I don’t know what they call those quotations before a chapter in a novel, but read more 19th-century novels, especially those by Mark Twain. He required you be fluent in Latin, Ancient Greek, Sanskrit, and any of a dozen other languages to translate what he said to, “My uncle is sick, but the highway is green.” Or be a middle-aged Catholic. We dismiss crappy Latin as not worth our interest in our sleep.

But yeah, if you wish to be recognized as intelligent anywhere, much less here, you need to bone up on your Latin.

I’ll bone up your Latin for you. Or is it Latina?

I took Latin in high school, and I am pretty sure that the true and “correct” pronunciation is basically unknown, lost to time. We just have conjecture and theories (which may be based on evidence, but are not absolute).

Well I’m Latino, so I’ll go ahead and do all the boning around here okay? :wink:

Am I really the first Doper to say this? Yes, it is true. Obviously, any intelligent person is fluent in Latin. If you wasted your time studying modern languages you will soon learn the folly of your ways. You will have only the most rudimentary understanding of legal phrases or medical terms, but what is worse is that you can never work at the Vatican.

Damn, and I was on a career path to Pope, as much as an atheist can be said to be on that path. We’re talking Lip Service with a capital L, and I can’t even say THAT in Latin.

I once knew a lawyer named Babbet
Who was asked, as luck would have it,
To teach a class:
Legal Ethics. Alas,
he replied “Nemo dat quod non habet”.

I postulate that this does, in fact, scan, give or take a punctuation mark.

I’m flatulant in Latin.

Jesus, get a grip. All I aimed for was being a Swiss Guard.

If only scholars were aware of these problems, Jesus mother fucking Christ. Look, there’s the churchy system that evolved naturally in parallel with Itallian, and there’s the reconstructed classical system with a lot of scholarship behind it. Have you got something better? Then perhaps you’re qualified to write for television.

In the end, yeah. Been that way for thousands of years. Sorry you only just figured it out, but you had tons of precedent to inform you. :frowning:

Vae! Volō meae matrī audiam.

Same to you, buster!
Note that I have never claimed to be anything but an idiot. It’s my brother who is spending one day a week teaching his pre-teens Latin while his wife, genuinely Russian, has two days a week to teach them her Mother Tongue.

True.

My family only spoke in Latin when I was growing up but I have forgotten most of it and even I would have a hard time understanding that now. The family down the street spoke in ancient Greek and we always had a (good-natured) rivalry going even though we could only communicate using hand signals. There was another family in town (with a really hot daughter) that spoke in Shakespearian English. It was very pretty and you could almost understand what they were talking about but not quite. Dinner parties were amusing because we all talked past one other but still laughed at the implied subtleties even if you didn’t really know what they were talking about. We finally all broke down and took modern English classes together and things works swimmingly after that. It turns out that English can handle almost any language condition just fine without resorting to language technology that has been instinct for many centuries if not several millennium :smack:

This is one of my peeves.

If you know the name of a bird or plant or something in latin, somehow thats “smart”.

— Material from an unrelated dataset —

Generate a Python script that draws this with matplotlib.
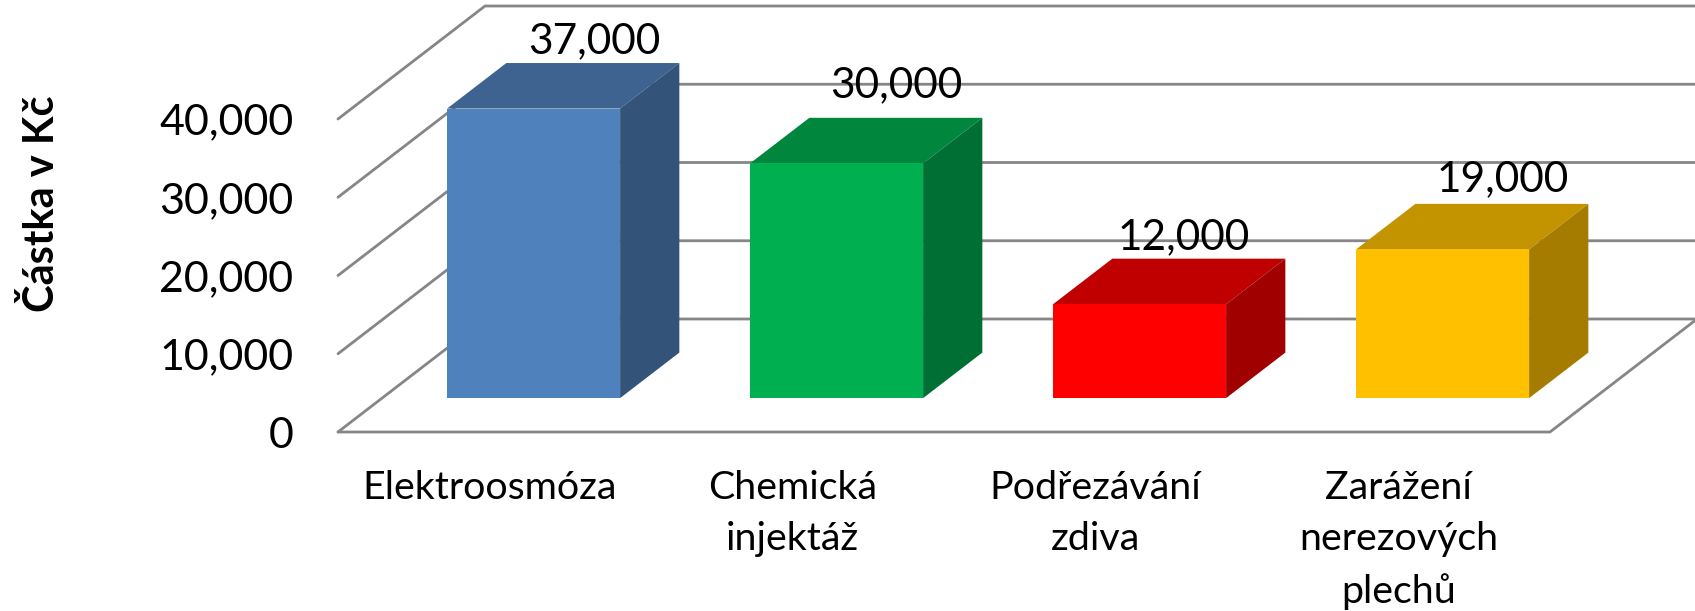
import matplotlib
matplotlib.use("Agg")
import matplotlib.pyplot as plt
from matplotlib.patches import Polygon

categories = ["Elektroosmóza", "Chemická\ninjektáž", "Podřezávání\nzdiva", "Zarážení\nnerezových\nplechů"]
values = [37000, 30000, 12000, 19000]
y_ticks = [0, 10000, 20000, 30000, 40000]
y_title = "Částka v Kč"
front_colors = ["#4F81BD", "#00B050", "#FF0000", "#FFC000"]
top_colors = ["#3F6390", "#00863D", "#C00000", "#C49400"]
side_colors = ["#335379", "#006F33", "#A10000", "#A67C00"]
label_nudges = [(1.6, 16), (0.8, 24), (-10.5, 15.5), (0.8, 18)]
GRID = "#868686"

W, H = 1695, 611
plt.rcParams["font.family"] = ["Lato", "DejaVu Sans"]
fig = plt.figure(figsize=(W / 100, H / 100), dpi=100)
L, R, Y0, Y40 = 338, 1550, 432, 119
ax = fig.add_axes([L / W, 1 - Y0 / H, (R - L) / W, (Y0 - Y40) / H])
ax.set_xlim(-0.5, 3.5)
ax.set_ylim(0, 40000)

unit_x = (R - L) / 4
unit_y = (Y0 - Y40) / 40000
DX = 147 / unit_x      # full depth of the oblique floor, in category units
DY = 113 / unit_y      # and in value units
front_d, back_d = 0.30, 0.703
bar_w = 173 / unit_x


def proj(x, y, d):
    return x + d * DX, y + d * DY


# walls and floor
line = dict(color=GRID, lw=2.0, clip_on=False, zorder=1, solid_capstyle="round")
for v in y_ticks:
    a, b, c = proj(-0.5, v, 0), proj(-0.5, v, 1), proj(3.5, v, 1)
    ax.plot([a[0], b[0], c[0]], [a[1], b[1], c[1]], **line)
a, b = proj(-0.5, 0, 0), proj(3.5, 0, 0)
c = proj(3.5, 0, 1)
ax.plot([a[0], b[0], c[0]], [a[1], b[1], c[1]], **line)

# bars
for i, (val, fc, tc, sc) in enumerate(zip(values, front_colors, top_colors, side_colors)):
    x0, x1 = i - bar_w / 2, i + bar_w / 2
    fx, fy = proj(i, 0, front_d)
    ax.bar(fx, val, bar_w, bottom=fy, color=fc, clip_on=False, zorder=4)
    top = [proj(x0, val, front_d), proj(x1, val, front_d), proj(x1, val, back_d), proj(x0, val, back_d)]
    side = [proj(x1, 0, front_d), proj(x1, val, front_d), proj(x1, val, back_d), proj(x1, 0, back_d)]
    ax.add_patch(Polygon(top, closed=True, fc=tc, ec="none", clip_on=False, zorder=3))
    ax.add_patch(Polygon(side, closed=True, fc=sc, ec="none", clip_on=False, zorder=3))
    lx, ly = proj(i, val, 0.70)
    ax.annotate(f"{val:,}", (lx, ly), xytext=label_nudges[i], textcoords="offset points",
                ha="center", va="center", fontsize=30.5, color="black", zorder=5,
                annotation_clip=False)

# axes
for s in ax.spines.values():
    s.set_visible(False)
ax.set_yticks(y_ticks, [f"{v:,}" for v in y_ticks])
ax.set_xticks(range(len(categories)), categories)
ax.tick_params(axis="y", length=0, pad=32, labelsize=31)
ax.tick_params(axis="x", length=0, pad=27.5, labelsize=28.4)
for t in ax.get_xticklabels():
    t.set_linespacing(1.52)
lab = ax.set_ylabel(y_title, fontsize=30, fontweight="bold", color="black")
lab.set_va("center")
lab.set_ha("center")
ax.yaxis.set_label_coords((42 - L) / (R - L), (Y0 - 204) / (Y0 - Y40))

fig.savefig("out.png", dpi=100)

If you can’t tell me something interesting about it besides its latin name…well BFD in my opinion…and I think you look like a tool spouting the latin name in casual conversation. Its a fucking Bluejay.

Kinda like flolks who spout bible verses. If you know the text of the verse and its implications, fine. Which book, verse, line, whatever doesnt do diddly for me,

Oh yeah? Well I’m fluent in Aramaic. I turn the subtitles off when I watch The Passion of the Christ.

Well, not really. But if I was going waste a bunch of time learning a useless half dead language, it’d be Irish. Or Fortran.

Pog mo thon. Tiocfaidh ar la!

My deficiency in Latin was badly exposed during my recent vacation in Latinia. The cab drivers really took me to the cleaners.